Hay otro pensamiento que tampoco me abandona: Chávez se nos fue sin pronunciar su último discurso. Estoy convencido. Qué duda puede caber de que el comandante estaba al tanto de los riesgos que correría durante su cuarta intervención quirúrgica. Su alocución del 8 de diciembre es testimonio de esto. Pero lo que ha debido ser sólo testimonio terminó siendo testamento. Quién hubiera podido imaginar que aquella noche sería la última vez que lo escucharíamos cantar, hacer chistes, reflexionar, tomar decisiones. Tengo para mí que el comandante tenía la plena confianza de que volvería a estar entre nosotros.

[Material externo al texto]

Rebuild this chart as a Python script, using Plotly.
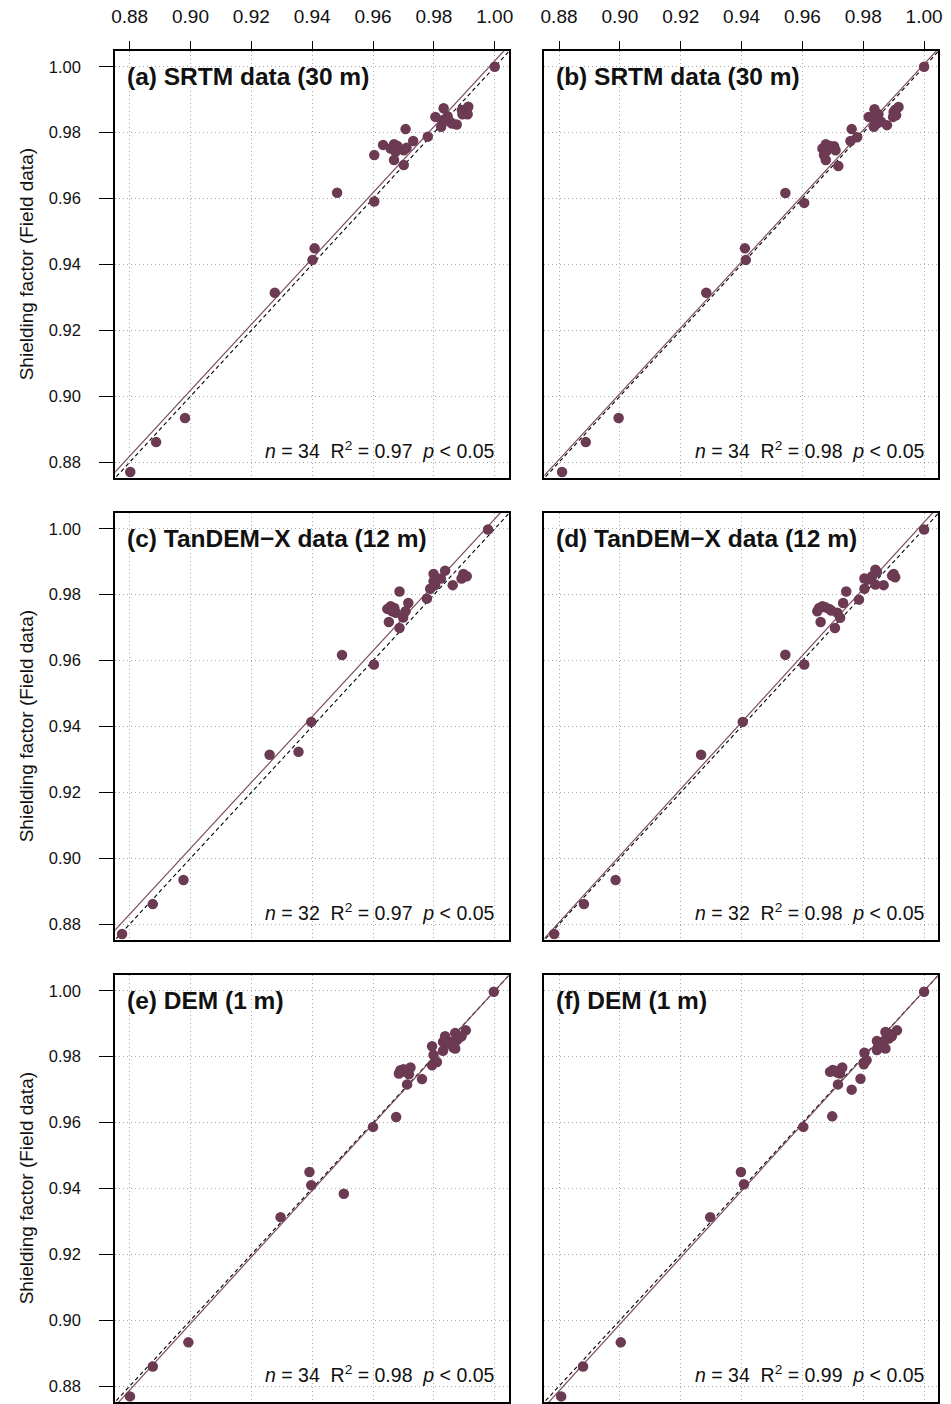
import plotly.graph_objects as go

# ---- data: model-derived shielding factor (x) vs. field-measured shielding factor (y) ----
a_model = [1.000, 0.9913, 0.9892, 0.9911, 0.9894, 0.9832, 0.9805, 0.9828, 0.9853, 0.9875,
           0.9824, 0.9780, 0.9707, 0.9732, 0.9633, 0.9669, 0.9658, 0.9674, 0.9701, 0.9604,
           0.9669, 0.9701, 0.9604, 0.9482, 0.9408, 0.9401, 0.9277, 0.8982, 0.8887, 0.8802,
           0.9680, 0.9845, 0.9860, 0.9710]
a_field = [1.000, 0.9879, 0.9869, 0.9856, 0.9856, 0.9874, 0.9848, 0.9838, 0.9833, 0.9825,
           0.9818, 0.9788, 0.9811, 0.9775, 0.9763, 0.9765, 0.9752, 0.9742, 0.9747, 0.9732,
           0.9717, 0.9702, 0.9591, 0.9618, 0.9449, 0.9414, 0.9314, 0.8934, 0.8861, 0.8770,
           0.9760, 0.9850, 0.9828, 0.9754]

b_model = [1.000, 0.9916, 0.9900, 0.9908, 0.9898, 0.9837, 0.9818, 0.9840, 0.9859, 0.9878,
           0.9835, 0.9780, 0.9762, 0.9758, 0.9677, 0.9704, 0.9666, 0.9709, 0.9671, 0.9677,
           0.9718, 0.9544, 0.9606, 0.9411, 0.9414, 0.9284, 0.8996, 0.8888, 0.8810,
           0.9690, 0.9680, 0.9850, 0.9845, 0.9905]
b_field = [1.000, 0.9878, 0.9863, 0.9853, 0.9848, 0.9871, 0.9848, 0.9838, 0.9833, 0.9823,
           0.9818, 0.9786, 0.9811, 0.9775, 0.9765, 0.9759, 0.9752, 0.9747, 0.9732, 0.9717,
           0.9699, 0.9617, 0.9587, 0.9449, 0.9414, 0.9314, 0.8934, 0.8861, 0.8770,
           0.9760, 0.9745, 0.9856, 0.9828, 0.9870]

c_model = [0.9978, 0.9837, 0.9799, 0.9823, 0.9799, 0.9804, 0.9788, 0.9897, 0.9908, 0.9891,
           0.9862, 0.9777, 0.9687, 0.9716, 0.9647, 0.9663, 0.9658, 0.9707, 0.9699, 0.9652,
           0.9687, 0.9498, 0.9603, 0.9397, 0.9260, 0.9355, 0.8977, 0.8876, 0.8775,
           0.9670, 0.9675, 0.9655]
c_field = [0.9998, 0.9873, 0.9863, 0.9849, 0.9841, 0.9829, 0.9818, 0.9863, 0.9856, 0.9849,
           0.9829, 0.9788, 0.9810, 0.9775, 0.9757, 0.9750, 0.9765, 0.9750, 0.9731, 0.9717,
           0.9699, 0.9617, 0.9588, 0.9414, 0.9314, 0.9323, 0.8934, 0.8861, 0.8770,
           0.9760, 0.9745, 0.9758]

d_model = [1.000, 0.9840, 0.9804, 0.9829, 0.9840, 0.9804, 0.9867, 0.9900, 0.9905, 0.9786,
           0.9744, 0.9734, 0.9655, 0.9666, 0.9688, 0.9649, 0.9715, 0.9724, 0.9660, 0.9707,
           0.9544, 0.9606, 0.9404, 0.9267, 0.8986, 0.8882, 0.8784,
           0.9675, 0.9695, 0.9845, 0.9815, 0.9895]
d_field = [0.9998, 0.9876, 0.9849, 0.9856, 0.9831, 0.9818, 0.9829, 0.9863, 0.9853, 0.9785,
           0.9810, 0.9775, 0.9760, 0.9765, 0.9757, 0.9750, 0.9745, 0.9730, 0.9717, 0.9699,
           0.9618, 0.9588, 0.9414, 0.9314, 0.8934, 0.8861, 0.8770,
           0.9762, 0.9752, 0.9868, 0.9846, 0.9858]

e_model = [0.9997, 0.9905, 0.9870, 0.9891, 0.9837, 0.9875, 0.9853, 0.9830, 0.9864, 0.9870,
           0.9794, 0.9830, 0.9799, 0.9810, 0.9794, 0.9723, 0.9690, 0.9707, 0.9685, 0.9718,
           0.9761, 0.9712, 0.9676, 0.9600, 0.9504, 0.9391, 0.9397, 0.9296, 0.8993, 0.8876,
           0.8801, 0.9700, 0.9845, 0.9880]
e_field = [0.9997, 0.9880, 0.9872, 0.9862, 0.9862, 0.9850, 0.9845, 0.9845, 0.9828, 0.9825,
           0.9832, 0.9818, 0.9805, 0.9784, 0.9774, 0.9767, 0.9759, 0.9754, 0.9749, 0.9747,
           0.9732, 0.9716, 0.9617, 0.9587, 0.9384, 0.9450, 0.9410, 0.9313, 0.8933, 0.8860,
           0.8769, 0.9762, 0.9840, 0.9855]

f_model = [1.000, 0.9911, 0.9873, 0.9894, 0.9884, 0.9845, 0.9867, 0.9856, 0.9873, 0.9845,
           0.9804, 0.9811, 0.9802, 0.9731, 0.9709, 0.9691, 0.9724, 0.9791, 0.9717, 0.9762,
           0.9698, 0.9603, 0.9398, 0.9408, 0.9297, 0.9003, 0.8879, 0.8807,
           0.9700, 0.9715, 0.9860, 0.9878, 0.9850, 0.9890]
f_field = [0.9997, 0.9880, 0.9875, 0.9862, 0.9855, 0.9848, 0.9845, 0.9832, 0.9825, 0.9820,
           0.9812, 0.9789, 0.9777, 0.9767, 0.9757, 0.9754, 0.9749, 0.9733, 0.9716, 0.9700,
           0.9619, 0.9587, 0.9450, 0.9413, 0.9313, 0.8933, 0.8860, 0.8769,
           0.9760, 0.9752, 0.9840, 0.9858, 0.9830, 0.9868]

panel_titles = ["(a) SRTM data (30 m)", "(b) SRTM data (30 m)",
                "(c) TanDEM\u2212X data (12 m)", "(d) TanDEM\u2212X data (12 m)",
                "(e) DEM (1 m)", "(f) DEM (1 m)"]
sample_n = [34, 34, 32, 32, 34, 34]
r_squared = ["0.97", "0.98", "0.97", "0.98", "0.98", "0.99"]
fit_slope = [1.000, 1.000, 1.000, 1.012, 1.010, 1.012]
fit_intercept = [0.0018, 0.0008, 0.0030, -0.0100, -0.0100, -0.0120]

tick_vals = [0.88, 0.90, 0.92, 0.94, 0.96, 0.98, 1.00]
tick_text = ["0.88", "0.90", "0.92", "0.94", "0.96", "0.98", "1.00"]
y_title = "Shielding factor (Field data)"

models = [a_model, b_model, c_model, d_model, e_model, f_model]
fields = [a_field, b_field, c_field, d_field, e_field, f_field]

# ---- layout geometry (pixels) ----
W, H = 951, 1404
col_px = [(112, 509), (545, 942)]
row_px = [(51, 478), (513, 940), (975, 1402)]
x_range = [0.8752, 1.0046]
y_range = [0.8752, 1.0048]

POINT = "#6c3a52"
FIT = "#7d4d60"
GRID = "#a8a8a8"
FONT = "Liberation Sans, Arial, sans-serif"

fig = go.Figure()
layout = dict(
    width=W, height=H, margin=dict(l=0, r=0, t=0, b=0),
    paper_bgcolor="white", plot_bgcolor="white", showlegend=False,
    font=dict(family=FONT, color="#111111"),
)
annotations = []

for k in range(6):
    r, c = divmod(k, 2)
    idx = k + 1
    xa = "x" if idx == 1 else f"x{idx}"
    ya = "y" if idx == 1 else f"y{idx}"
    x0, x1 = col_px[c]
    y0, y1 = row_px[r]

    layout["xaxis" if idx == 1 else f"xaxis{idx}"] = dict(
        domain=[x0 / W, x1 / W], range=x_range, anchor=ya,
        side="top", tickvals=tick_vals, ticktext=tick_text,
        ticks="outside" if r == 0 else "", ticklen=8, tickwidth=1.3, tickcolor="black",
        showticklabels=(r == 0), tickfont=dict(size=19, color="#111111"),
        ticklabelstandoff=11,
        showline=True, mirror=True, linecolor="black", linewidth=1.8,
        showgrid=True, gridcolor=GRID, griddash="1px,3px", gridwidth=1,
        zeroline=False,
    )
    layout["yaxis" if idx == 1 else f"yaxis{idx}"] = dict(
        domain=[1 - y1 / H, 1 - y0 / H], range=y_range, anchor=xa,
        tickvals=tick_vals, ticktext=tick_text,
        ticks="outside" if c == 0 else "", ticklen=14, tickwidth=1.3, tickcolor="black",
        showticklabels=(c == 0), tickfont=dict(size=16.5, color="#111111"),
        ticklabelstandoff=15,
        showline=True, mirror=True, linecolor="black", linewidth=1.8,
        showgrid=True, gridcolor=GRID, griddash="1px,3px", gridwidth=1,
        zeroline=False,
    )

    # 1:1 reference line
    fig.add_trace(go.Scatter(
        x=[0.86, 1.02], y=[0.86, 1.02], mode="lines", xaxis=xa, yaxis=ya,
        line=dict(color="black", width=1.1, dash="4px,3px"), hoverinfo="skip"))
    # fitted regression line
    lx = [0.86, 1.02]
    ly = [fit_slope[k] * v + fit_intercept[k] for v in lx]
    fig.add_trace(go.Scatter(
        x=lx, y=ly, mode="lines", xaxis=xa, yaxis=ya,
        line=dict(color=FIT, width=1.2), hoverinfo="skip"))
    # sample points
    fig.add_trace(go.Scatter(
        x=models[k], y=fields[k], mode="markers", xaxis=xa, yaxis=ya,
        marker=dict(color=POINT, size=10.5, line=dict(width=0))))

    annotations.append(dict(
        x=0.8785, y=0.9972, xref=xa, yref=ya, xanchor="left", yanchor="middle",
        text=f"<b>{panel_titles[k]}</b>", showarrow=False,
        font=dict(size=24.5, color="#111111", family=FONT)))
    nb = "\u00a0"
    annotations.append(dict(
        x=1.0008, y=0.8836, xref=xa, yref=ya, xanchor="right", yanchor="middle",
        text=(f"<i>n</i> = {sample_n[k]}{nb}{nb}R<sup>2</sup> = {r_squared[k]}"
              f"{nb}{nb}<i>p</i> &lt; 0.05"),
        showarrow=False, font=dict(size=19.5, color="#111111", family=FONT)))

for r in range(3):
    y0, y1 = row_px[r]
    annotations.append(dict(
        x=23 / W, y=1 - (y0 + y1) / 2 / H, xref="paper", yref="paper",
        xanchor="center", yanchor="middle", textangle=-90, text=y_title,
        showarrow=False, font=dict(size=19, color="#111111", family=FONT)))

layout["annotations"] = annotations
fig.update_layout(**layout)
fig.write_html("out.html")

Supongo que todos la teníamos. No pudo ser. Y esta imposibilidad hace mil veces más dura su partida. Porque no es justo. Porque todos sabemos cuánto hubiera querido volver y sonreír y cantar y decir que Florentino había vuelto a vencer al diablo. Duele la oportunidad que le robó el destino.
Tal vez me equivoque, por supuesto. Tal vez eso que llamo convencimiento sea una de las formas que asume el duelo. Quizá se trate, simplemente, de que Chávez, el comandante, pero sobre todo el hombre, nos hace falta, mucha falta. De la misma forma que muy de vez en cuando a Chávez le asaltaba la duda, temiendo no estar a la altura de su pueblo (que es lo que estaba detrás de sus referencias al Bolívar en sus últimos días), a nosotros nos asalta la duda, temiendo no estar a la altura del legado de nuestro líder. Cuánto quisiéramos escuchar su palabra, un último discurso, por breve que fuera.
Pero son cosas del dolor, propias de estas circunstancias difíciles. No está de más que pasemos revista de nuestros temores y limitaciones, porque sólo de esa manera podremos evitar incurrir en errores que pongan en riesgo el camino que hemos comenzado a andar. La cuestión es clara: el mejor homenaje que le podemos rendir al comandante Chávez es convertirnos en un pueblo que brilla con luz propia. Asumir que nos queda su palabra dicha y escrita, y que nos corresponde a nosotros seguir alzando nuestra voz. Para que se siga escuchando firme y clara. Para que se haga la voluntad popular, Chávez nuestro que recorriste esta tierra y quedaste sembrado en ella, amén.